Al-Qaida’s Europe attack plans
Bellevision Network
TOI
WASHINGTON: May 1 2012: Hundreds of internal al-Qaida documents embedded inside a pornographic movie on a memory disk have revealed plots of carrying out attacks in Europe similar to the November 2008 Mumbai attacks.
Terrorist training manuals in PDF format in German, English and Arabic were among the documents found, according to intelligence sources cited by CNN, which said it had obtained details of the documents.
The German newspaper Die Zeit was the first to report on the discovery of the documents by German cryptologists inside the memory disk found on a suspected al-Qaida operative arrested in Berlin last year, it said.

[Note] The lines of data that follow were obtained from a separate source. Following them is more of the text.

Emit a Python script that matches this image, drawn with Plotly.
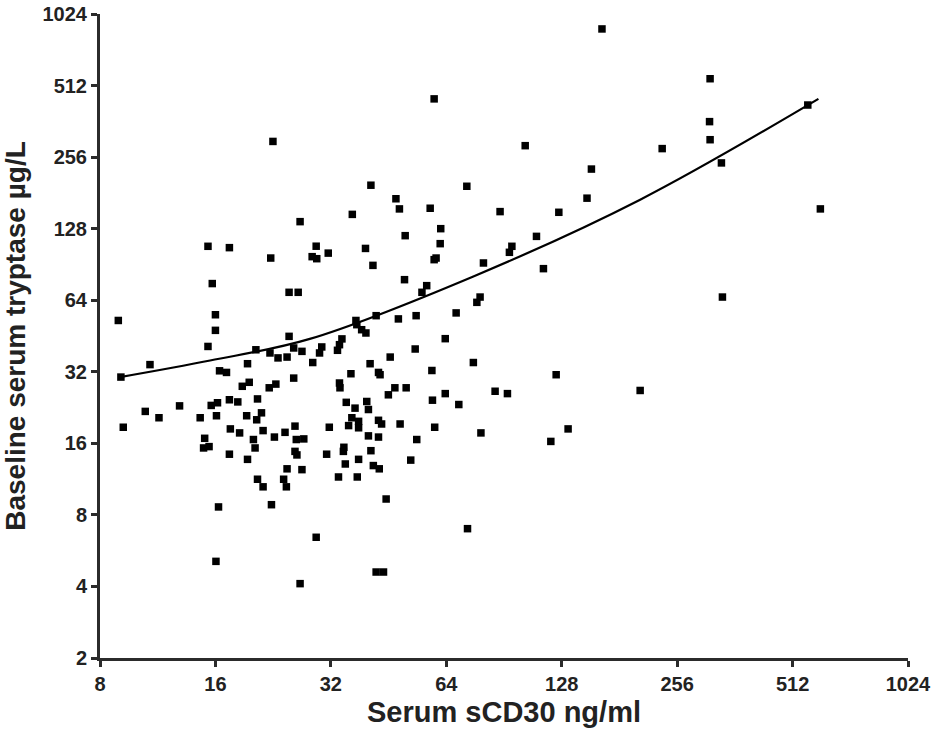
import plotly.graph_objects as go

# Serum sCD30 (ng/ml) values
scd30 = [8.93, 9.07, 10.8, 9.2, 10.5, 11.4, 12.9, 14.6, 15.0, 14.9, 15.4, 15.3, 15.3, 15.7, 16.0, 16.0,
         17.4, 16.4, 17.1, 15.6, 16.2, 16.1, 17.4, 18.3, 17.5, 18.5, 17.4, 19.4, 19.3, 18.8, 19.6, 19.4,
         20.4, 20.6, 21.1, 20.5, 21.3, 20.1, 20.3, 20.6, 21.3, 22.3, 22.2, 23.0, 22.1, 22.8, 24.3, 24.9,
         25.6, 26.9, 23.3, 24.6, 25.6, 24.9, 26.3, 25.8, 26.0, 27.2, 25.8, 26.1, 24.6, 26.9, 24.1, 24.5,
         28.6, 29.4, 29.3, 22.6, 26.6, 16.3, 16.05, 22.4, 26.6, 29.3, 44.6, 72.7, 42.0, 43.9, 33.5, 37.5,
         163, 59.5, 102.8, 153, 149, 40.7, 72.4, 47.3, 48.3, 58.1, 88.4, 125.8, 36.4, 61.9, 50.0, 110,
         39.4, 61.7, 94.9, 93.5, 31.5, 41.2, 59.5, 60.2, 80.0, 114.7, 49.8, 56.9, 55.3, 78.4, 76.9, 67.9,
         63.6, 75.3, 53.4, 48.0, 42.0, 37.2, 37.4, 38.5, 39.5, 34.2, 33.7, 33.3, 30.3, 29.9, 28.7, 45.7,
         53.1, 40.5, 42.6, 43.0, 36.1, 58.7, 33.7, 33.8, 47.0, 50.3, 45.2, 63.6, 58.9, 69.0, 85.8, 92.4,
         123.8, 35.1, 37.0, 39.7, 40.1, 36.3, 35.6, 37.8, 37.8, 42.6, 43.4, 31.7, 48.5, 59.7, 78.8, 133,
         119.9, 40.1, 42.6, 53.6, 34.6, 34.5, 31.2, 40.7, 37.8, 34.9, 41.3, 42.8, 51.7, 312, 311, 312,
         234, 334, 561, 605, 336, 205]

# Baseline serum tryptase (µg/L) values
tryptase = [52.6, 30.4, 34.3, 18.7, 21.8, 20.5, 23.0, 20.5, 16.8, 15.3, 15.5, 40.9, 107.9, 75.2, 55.6, 47.8,
            106.5, 32.3, 31.8, 23.1, 23.7, 20.9, 24.4, 23.9, 18.4, 17.7, 14.4, 13.7, 20.9, 27.8, 28.9, 34.6,
            39.6, 24.6, 21.5, 20.1, 18.1, 16.6, 15.3, 11.3, 10.5, 96.3, 38.4, 28.4, 27.4, 17.0, 17.8, 45.1,
            40.3, 39.0, 36.6, 36.9, 30.1, 69.1, 69.1, 18.9, 16.6, 16.7, 14.8, 14.3, 12.5, 12.4, 11.3, 10.5,
            97.6, 95.7, 108, 298, 137, 8.64, 5.10, 8.83, 4.11, 6.44, 9.33, 7.0, 4.60, 4.60, 11.55, 11.55,
            886, 450, 286, 228, 172, 195, 193, 171, 155, 156, 151, 150, 147, 128, 119.6, 118.8,
            105.7, 110.7, 107.9, 101.8, 101, 89.7, 94.8, 96.3, 91.8, 86.9, 78.1, 73.7, 69.1, 66.0, 62.7, 56.6,
            44.1, 35.0, 55.1, 53.4, 55.1, 52.6, 50.5, 48.1, 46.6, 44.0, 41.6, 39.4, 40.7, 38.4, 35.0, 36.9,
            39.9, 34.6, 31.8, 31.1, 31.4, 32.4, 28.7, 27.4, 27.4, 27.4, 25.6, 25.9, 24.3, 23.3, 26.5, 25.9,
            31.1, 23.8, 22.5, 24.0, 22.2, 20.5, 19.0, 19.8, 18.6, 20.0, 19.3, 18.7, 19.3, 18.7, 17.7, 18.4,
            16.3, 17.2, 17.0, 16.6, 15.4, 14.8, 14.4, 14.9, 13.7, 13.1, 12.9, 12.5, 13.6, 547, 361, 303,
            278, 242, 424, 155, 66.0, 26.7]

# Fitted curve, points
fit_x = [9.02, 15.5, 28.2, 75.3, 205, 598]
fit_y = [30.4, 35.7, 44.0, 80.6, 169.5, 450]

x_ticks = [8, 16, 32, 64, 128, 256, 512, 1024]
y_ticks = [2, 4, 8, 16, 32, 64, 128, 256, 512, 1024]

fig = go.Figure()
fig.add_trace(go.Scatter(
    x=scd30, y=tryptase, mode="markers",
    marker=dict(symbol="square", size=7.5, color="#000000"),
    cliponaxis=False, showlegend=False))
fig.add_trace(go.Scatter(
    x=fit_x, y=fit_y, mode="lines", line=dict(color="#000000", width=2.2, shape="spline", smoothing=1.0),
    showlegend=False))

font_fam = "Liberation Sans, Arial, sans-serif"
axis_common = dict(
    type="log", showgrid=False, zeroline=False, showline=True, linecolor="#2b2b2b", linewidth=3,
    ticks="outside", ticklen=6, tickwidth=2.5, tickcolor="#2b2b2b", ticklabeloverflow="allow",
    tickfont=dict(family=font_fam, size=20, color="#222222", weight="bold"),
)
fig.update_xaxes(**axis_common, range=[0.90309, 3.0103], tickvals=x_ticks,
                 ticktext=[str(v) for v in x_ticks],
                 title=dict(text="Serum sCD30 ng/ml", standoff=8,
                            font=dict(family=font_fam, size=29, color="#222222", weight="bold")))
fig.update_yaxes(**axis_common, range=[0.30103, 3.0103], tickvals=y_ticks,
                 ticktext=[str(v) for v in y_ticks],
                 title=dict(text="Baseline serum tryptase µg/L", standoff=14,
                            font=dict(family=font_fam, size=28, color="#222222", weight="bold")))
fig.update_layout(
    width=931, height=733, plot_bgcolor="white", paper_bgcolor="white",
    margin=dict(l=100, r=23, t=14, b=75, autoexpand=False),
)
fig.write_html(
    "out.html",
    config={"displayModeBar": False},
    post_script="document.body.style.margin='0';document.body.style.overflow='hidden';",
)
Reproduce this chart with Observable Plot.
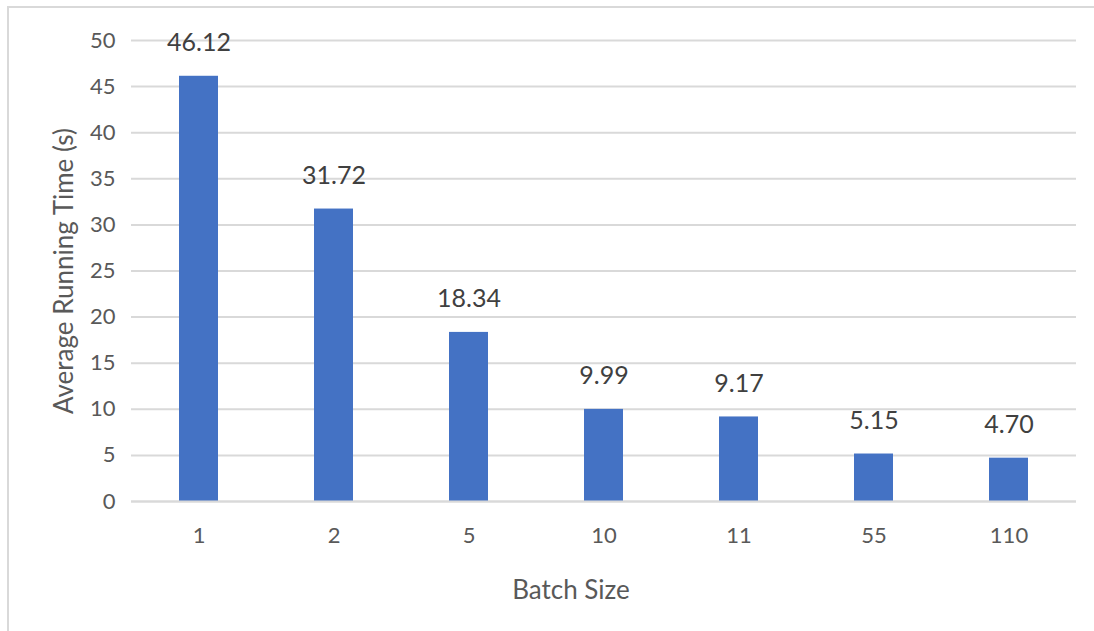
<!DOCTYPE html>
<html>
<head>
<meta charset="utf-8">
<script src="https://cdn.jsdelivr.net/npm/d3@7"></script>
<script src="https://cdn.jsdelivr.net/npm/@observablehq/plot@0.6"></script>
<style>
  html, body { margin: 0; padding: 0; background: #fff; }
  #wrap { position: relative; width: 1094px; height: 631px; overflow: hidden; }
  #frame { position: absolute; left: 7px; top: 6px; right: 0; bottom: -10px;
           border-left: 2px solid #d9d9d9; border-top: 2px solid #d9d9d9; }
  #chart { position: absolute; left: 0; top: 0; }
</style>
</head>
<body>
<div id="wrap"><div id="frame"></div><div id="chart"></div></div>
<script>
const batchSizes = ["1", "2", "5", "10", "11", "55", "110"];
const runningTimes = [46.12, 31.72, 18.34, 9.99, 9.17, 5.15, 4.70];
const yTicks = [0, 5, 10, 15, 20, 25, 30, 35, 40, 45, 50];
const xTitle = "Batch Size";
const yTitle = "Average Running Time (s)";

const data = batchSizes.map((b, i) => ({batch: b, time: runningTimes[i]}));
const textColor = "#595959";
const font = "Lato, 'Open Sans', sans-serif";

const chart = Plot.plot({
  width: 1094,
  height: 631,
  marginLeft: 131,
  marginRight: 18,
  marginTop: 40,
  marginBottom: 130,
  style: {fontFamily: font, color: textColor, background: "transparent"},
  x: {domain: batchSizes, paddingInner: 0.71, paddingOuter: 0.35, label: null},
  y: {domain: [0, 50], label: null},
  marks: [
    Plot.ruleY(yTicks, {stroke: "#d9d9d9", strokeWidth: 2}),
    Plot.barY(data, {x: "batch", y: "time", fill: "#4472C4"}),
    Plot.ruleY([0], {stroke: "#d9d9d9", strokeWidth: 2}),
    Plot.text(data, {x: "batch", y: "time", text: d => d.time.toFixed(2),
      dy: -33, lineAnchor: "middle", fontSize: 25, fill: "#404040"}),
    Plot.axisY({ticks: yTicks, tickSize: 0, tickPadding: 16, fontSize: 22, label: null, fill: textColor}),
    Plot.axisX({tickSize: 0, tickPadding: 26, fontSize: 22, label: null, fill: textColor}),
    Plot.text([xTitle], {frameAnchor: "bottom", dx: -33, dy: 89, lineAnchor: "middle", textAnchor: "middle",
      fontSize: 26, fill: textColor, text: d => d}),
    Plot.text([yTitle], {frameAnchor: "left", dx: -67, rotate: -90, lineAnchor: "middle", textAnchor: "middle",
      fontSize: 26, letterSpacing: 1.6, fill: textColor, text: d => d})
  ]
});
document.getElementById("chart").appendChild(chart);
</script>
</body>
</html>
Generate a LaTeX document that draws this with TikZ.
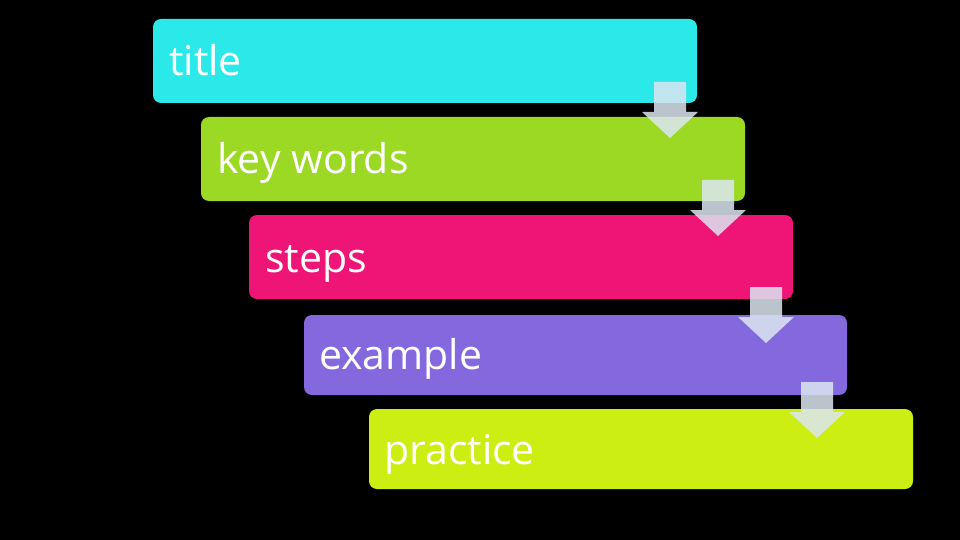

Interrogators questioning a 22-year-old Austrian named Maqsood Lodin, who had recently returned from Pakistan via Budapest, Hungary, and then travelled overland to Germany were surprised to find a digital storage device and memory cards hidden in his underpants.
Buried inside them was a pornographic video called Kick Ass and a file marked Sexy Tanja.
Several weeks later, German investigators discovered encoded inside the actual video a treasure trove of intelligence - more than 100 al-Qaida documents.
One document called Future Works appears to have been the product of discussions to find new targets and methods of attack, CNN said. German investigators believe it was written in 2009 -- and that it remains the template for al-Qaida’s plans.
A year after the document was written, European intelligence agencies were scrambling to investigate a Mumbai style plot involving German and other European militants which sparked an unprecedented US state department travel warning for Americans in Europe.
"I think it is plausible to think that the Future Works document is part of that particular project," investigative journalist Yassin Musharbash, a reporter with the German newspaper Die Zeit, who was the first to report on the documents, was quoted as saying.
"The document delivers very clearly the notion that al-Qaida knows it is being followed very closely," Musharbash told CNN.
While Future Works does not include dates or places, nor specific plans, it appears to be a brainstorming exercise to seize the initiative-and reinstate al-Qaida on front pages around the world, it said.